Waldseemuller's Modern Map of the Holy Land.
Nice example of Waldseemuller's modern map of the Holy Land.
Waldseemuller's map is one of the earliest obtainable modern maps of the Holy Land. The map's basic geography is derived from the medieval manuscript maps of Sanuto and Vesconte of c.1320. The basic template was updated by Nicholaus Germanusto include more cities and textual information. In its greatest departure from the Ptolemaic model, the map shows the land of Palestine divided among the 12 tribes of Judaea. The map is oriented to the southeast as indicated by the lines of latitude in the top margin. The map is very similar to the modern Holy Land map first issued in the 1482 Ulm edition of Ptolemy's Geographia, but includes additional decorative embellishments, including the large ship.
The present example is Martin Waldseemuller's interpretation the modern Holy Land map. Considered perhaps the greatest geographer and mapmaker of his generation, Waldseemuller contributed a number of the most important cartographic works of the early 16th Century. His 12-sheet 1507 World map was the first to name America. His 1511 Carta Itineraria Europae was the first printed wall map of Europe. Finally, the 1513 edition of Ptolemy's Geographia included approximately twenty of Waldseemüller's tabulae modernae (modern maps) as a separate appendix, Claudii Ptolemaei Supplementem, the earliest attempt to create a large group of modern maps in a printed atlas, in some cases being derived from surveys undertaken by Waldseemuller himself, as such is it one of the most important editions of Ptolemy, containing many new regional maps.
The maps themselves are finely cut, with strong powerful images, rendered in a quality reminiscent of the old master engravers working in the region in the early 16th Century. The image of Noah's Ark on the Holy Land map is a prime example.
Martin Waldseemuller and his associate Mathias Ringmann, prepared this edition of Ptolemy, partly at the expense of Duke Rene of Lorraine. It was brought to completion by Jacobus Eszler and Georgius Ubelin. The atlas contains the first map in an atlas entirely devoted to America (Tabula terre nove), often called the "Admiral's map" after Columbus. The map of Lotharingia (the first map of the Duchy of Lorrain), printed in black, red and olive, is one the earliest examples of color-printing. This edition was reprinted in 1520 using the same woodcut blocks.
Martin Waldseemüller (c. 1475-1520) was a sixteenth-century cosmographer best known for his 1507 world map in twelve sheets, the earliest surviving map to include the name “America.” He was an influential mapmaker during his time whose work affected many of his contemporaries and successors. Waldseemüller was born near Freiburg, in what is now southwestern Germany. His family moved to Freiburg proper when he was young and he attended university in the city beginning in 1490.
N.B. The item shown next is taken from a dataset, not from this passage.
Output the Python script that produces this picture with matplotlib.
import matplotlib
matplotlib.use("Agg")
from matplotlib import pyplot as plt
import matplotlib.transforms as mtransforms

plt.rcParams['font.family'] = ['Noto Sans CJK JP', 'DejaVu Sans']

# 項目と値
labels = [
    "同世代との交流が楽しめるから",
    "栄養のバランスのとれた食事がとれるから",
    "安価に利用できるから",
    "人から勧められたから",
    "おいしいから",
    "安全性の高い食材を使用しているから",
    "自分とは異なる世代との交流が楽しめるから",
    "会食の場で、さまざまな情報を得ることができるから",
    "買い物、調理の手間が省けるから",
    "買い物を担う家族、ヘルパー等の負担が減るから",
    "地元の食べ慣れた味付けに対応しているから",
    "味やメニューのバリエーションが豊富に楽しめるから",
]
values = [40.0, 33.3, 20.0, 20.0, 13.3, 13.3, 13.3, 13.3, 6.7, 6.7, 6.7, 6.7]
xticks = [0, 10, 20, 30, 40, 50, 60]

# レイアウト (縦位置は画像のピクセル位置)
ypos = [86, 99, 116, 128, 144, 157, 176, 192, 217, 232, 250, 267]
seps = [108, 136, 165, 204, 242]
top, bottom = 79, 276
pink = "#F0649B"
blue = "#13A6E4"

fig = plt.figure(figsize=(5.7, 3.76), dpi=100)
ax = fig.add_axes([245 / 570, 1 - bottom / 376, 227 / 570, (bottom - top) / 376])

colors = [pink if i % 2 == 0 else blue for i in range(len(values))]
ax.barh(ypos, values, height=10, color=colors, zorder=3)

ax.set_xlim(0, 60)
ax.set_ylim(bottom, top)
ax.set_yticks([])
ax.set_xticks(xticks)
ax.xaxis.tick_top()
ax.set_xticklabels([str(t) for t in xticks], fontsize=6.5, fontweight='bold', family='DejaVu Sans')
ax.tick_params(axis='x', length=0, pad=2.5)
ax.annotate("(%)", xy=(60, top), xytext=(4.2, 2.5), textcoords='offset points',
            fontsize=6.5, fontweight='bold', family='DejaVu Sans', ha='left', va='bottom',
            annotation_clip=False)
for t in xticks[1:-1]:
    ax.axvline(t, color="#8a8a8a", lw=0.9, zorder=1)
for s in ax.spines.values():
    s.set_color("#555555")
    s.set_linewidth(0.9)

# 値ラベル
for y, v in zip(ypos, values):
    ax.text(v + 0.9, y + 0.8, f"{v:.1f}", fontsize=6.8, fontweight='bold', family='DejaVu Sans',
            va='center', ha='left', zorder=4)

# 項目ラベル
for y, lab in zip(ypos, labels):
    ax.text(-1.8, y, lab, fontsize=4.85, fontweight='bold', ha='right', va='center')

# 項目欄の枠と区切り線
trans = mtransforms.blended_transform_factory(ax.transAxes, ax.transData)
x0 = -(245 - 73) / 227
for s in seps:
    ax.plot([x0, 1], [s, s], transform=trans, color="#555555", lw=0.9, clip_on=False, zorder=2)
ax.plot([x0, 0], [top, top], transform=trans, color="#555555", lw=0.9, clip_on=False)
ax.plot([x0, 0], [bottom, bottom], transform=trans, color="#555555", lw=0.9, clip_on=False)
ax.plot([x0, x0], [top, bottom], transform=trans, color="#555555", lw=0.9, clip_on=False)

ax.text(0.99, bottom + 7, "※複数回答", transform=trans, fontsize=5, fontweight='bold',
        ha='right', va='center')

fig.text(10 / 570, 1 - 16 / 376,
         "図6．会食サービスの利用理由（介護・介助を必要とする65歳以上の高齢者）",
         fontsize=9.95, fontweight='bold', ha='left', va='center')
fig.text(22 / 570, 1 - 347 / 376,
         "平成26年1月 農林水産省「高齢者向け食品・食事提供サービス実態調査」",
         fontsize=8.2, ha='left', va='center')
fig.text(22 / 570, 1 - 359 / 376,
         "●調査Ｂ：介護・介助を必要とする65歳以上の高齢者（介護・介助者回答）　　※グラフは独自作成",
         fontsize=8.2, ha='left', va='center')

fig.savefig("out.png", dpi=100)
Waldseemüller gathered information about the New World discoveries and geography from St.-Dié des Vosges in Lorraine, where he was a professor of cosmography under the patronage of René II, Duke of Lorraine. He was a member of an intellectual circle who produced work from the St.-Dié Press. However, the press failed when the Duke died, and Waldseemüller moved to Strasbourg.
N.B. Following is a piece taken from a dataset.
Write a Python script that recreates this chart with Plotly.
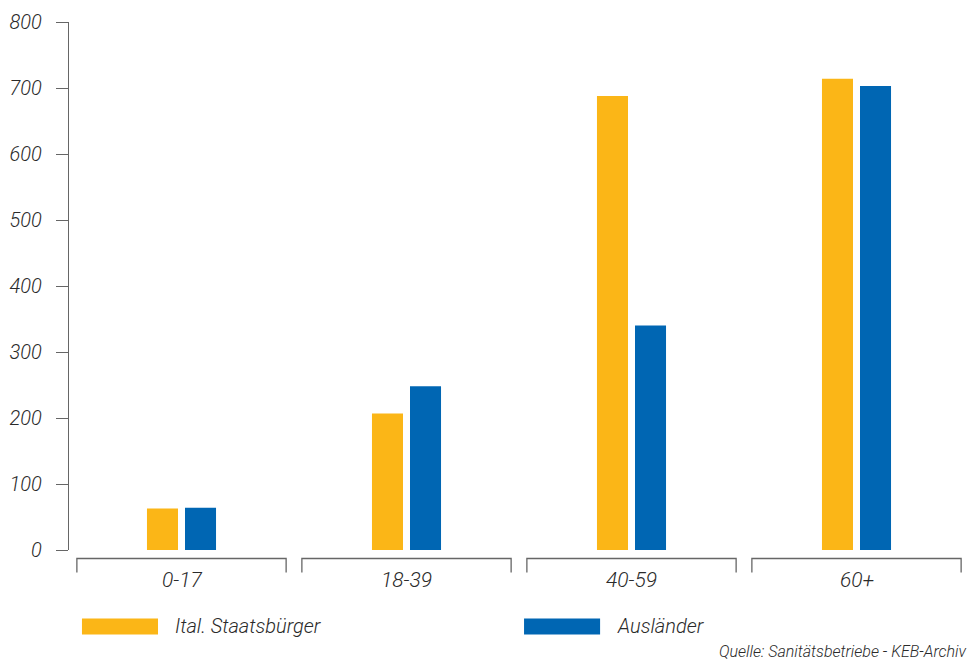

He is best known for the 1507 map and another world projection, the Carta Marina published in 1516. He also published an edition of Ptolemy in 1513, in collaboration with Johann Schott, a friend from Freiburg and St.-Dié. Besides his innovative use of the toponym “America”, Waldseemüller was the first to create such a large printed world map, the author of the earliest known printed globe gores, the first to create a published collection of modern maps, and one of the first to create maps from ground measurements. He was knowledgeable in surveying methods and designed a quadrant and other instruments. He returned to St.-Dié late in life as canon, although he continued to return to Strasbourg for work and for carnival. He died in St.-Dié in 1520.
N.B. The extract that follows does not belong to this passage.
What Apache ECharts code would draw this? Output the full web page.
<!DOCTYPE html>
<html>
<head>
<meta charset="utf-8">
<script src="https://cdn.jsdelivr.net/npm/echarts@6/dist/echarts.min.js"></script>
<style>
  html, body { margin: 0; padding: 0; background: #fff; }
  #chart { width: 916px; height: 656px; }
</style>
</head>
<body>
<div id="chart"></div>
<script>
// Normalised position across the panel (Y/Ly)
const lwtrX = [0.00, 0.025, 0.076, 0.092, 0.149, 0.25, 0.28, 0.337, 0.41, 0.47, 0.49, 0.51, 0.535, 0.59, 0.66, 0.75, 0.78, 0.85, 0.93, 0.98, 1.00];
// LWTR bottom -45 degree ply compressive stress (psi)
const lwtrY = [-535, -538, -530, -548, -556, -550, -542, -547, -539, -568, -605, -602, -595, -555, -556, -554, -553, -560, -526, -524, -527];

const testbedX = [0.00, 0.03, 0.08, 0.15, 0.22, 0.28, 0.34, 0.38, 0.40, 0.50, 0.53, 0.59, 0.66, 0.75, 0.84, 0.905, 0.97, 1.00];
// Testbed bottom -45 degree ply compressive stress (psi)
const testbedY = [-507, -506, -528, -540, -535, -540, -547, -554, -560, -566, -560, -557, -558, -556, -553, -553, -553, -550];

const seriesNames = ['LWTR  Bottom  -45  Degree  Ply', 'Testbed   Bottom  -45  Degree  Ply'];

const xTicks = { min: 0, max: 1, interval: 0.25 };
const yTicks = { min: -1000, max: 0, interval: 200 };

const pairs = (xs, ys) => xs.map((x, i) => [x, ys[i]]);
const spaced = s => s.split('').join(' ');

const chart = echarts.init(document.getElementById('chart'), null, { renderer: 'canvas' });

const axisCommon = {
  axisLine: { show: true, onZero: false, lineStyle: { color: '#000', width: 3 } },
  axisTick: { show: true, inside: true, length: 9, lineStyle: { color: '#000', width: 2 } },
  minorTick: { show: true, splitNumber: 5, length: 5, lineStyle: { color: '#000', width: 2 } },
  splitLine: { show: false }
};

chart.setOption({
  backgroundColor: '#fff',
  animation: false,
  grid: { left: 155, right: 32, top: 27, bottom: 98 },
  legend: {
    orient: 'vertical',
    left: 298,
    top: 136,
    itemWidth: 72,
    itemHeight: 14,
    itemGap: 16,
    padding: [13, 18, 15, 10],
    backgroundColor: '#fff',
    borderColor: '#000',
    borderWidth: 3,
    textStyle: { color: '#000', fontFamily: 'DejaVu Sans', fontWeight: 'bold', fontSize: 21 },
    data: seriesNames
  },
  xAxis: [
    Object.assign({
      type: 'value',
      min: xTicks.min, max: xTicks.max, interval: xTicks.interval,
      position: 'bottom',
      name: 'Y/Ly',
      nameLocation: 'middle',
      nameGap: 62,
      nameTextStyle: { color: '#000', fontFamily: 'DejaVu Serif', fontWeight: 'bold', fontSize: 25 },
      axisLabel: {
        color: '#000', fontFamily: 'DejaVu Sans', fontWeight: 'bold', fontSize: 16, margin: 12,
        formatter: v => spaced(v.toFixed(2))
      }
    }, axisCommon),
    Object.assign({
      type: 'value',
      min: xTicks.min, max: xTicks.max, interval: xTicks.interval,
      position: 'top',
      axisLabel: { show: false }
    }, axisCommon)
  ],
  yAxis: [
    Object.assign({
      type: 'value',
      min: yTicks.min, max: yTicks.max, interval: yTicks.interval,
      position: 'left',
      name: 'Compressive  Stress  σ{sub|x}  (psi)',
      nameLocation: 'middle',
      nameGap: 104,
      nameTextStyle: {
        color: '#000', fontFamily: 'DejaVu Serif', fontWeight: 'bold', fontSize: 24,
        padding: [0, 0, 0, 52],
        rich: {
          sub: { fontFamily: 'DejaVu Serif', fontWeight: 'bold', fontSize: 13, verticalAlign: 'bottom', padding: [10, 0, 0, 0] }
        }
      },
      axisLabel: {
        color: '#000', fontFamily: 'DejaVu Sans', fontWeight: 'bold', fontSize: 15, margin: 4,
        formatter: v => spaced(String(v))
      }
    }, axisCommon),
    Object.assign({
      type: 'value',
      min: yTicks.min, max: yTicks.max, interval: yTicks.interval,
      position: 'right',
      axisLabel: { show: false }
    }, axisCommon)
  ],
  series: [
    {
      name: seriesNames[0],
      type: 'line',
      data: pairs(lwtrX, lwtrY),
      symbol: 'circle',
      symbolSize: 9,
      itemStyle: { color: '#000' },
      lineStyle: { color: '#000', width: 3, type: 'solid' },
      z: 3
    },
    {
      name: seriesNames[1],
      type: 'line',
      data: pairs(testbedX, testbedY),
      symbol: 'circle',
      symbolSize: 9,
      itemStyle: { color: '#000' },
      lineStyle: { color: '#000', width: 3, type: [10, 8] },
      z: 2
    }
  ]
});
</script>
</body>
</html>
Waldseemuller is generally credited with having named the continent of America, based upon the then current belief that Amerigo Vespucci had been the first modern explorer to reach the continent of America in 1497, during the first of four expeditions to America which were then credited to Vespucci between 1497 and 1504. The report which described the 1497 expedition is now generally believed to be a forgery. Later in his career, Waldseemüller elected not to use the toponym for the continents, preferring to leave them unnamed. However, the name had been taken up by his contemporaries, in large part due to the influential nature of Waldseemüller’s earlier works.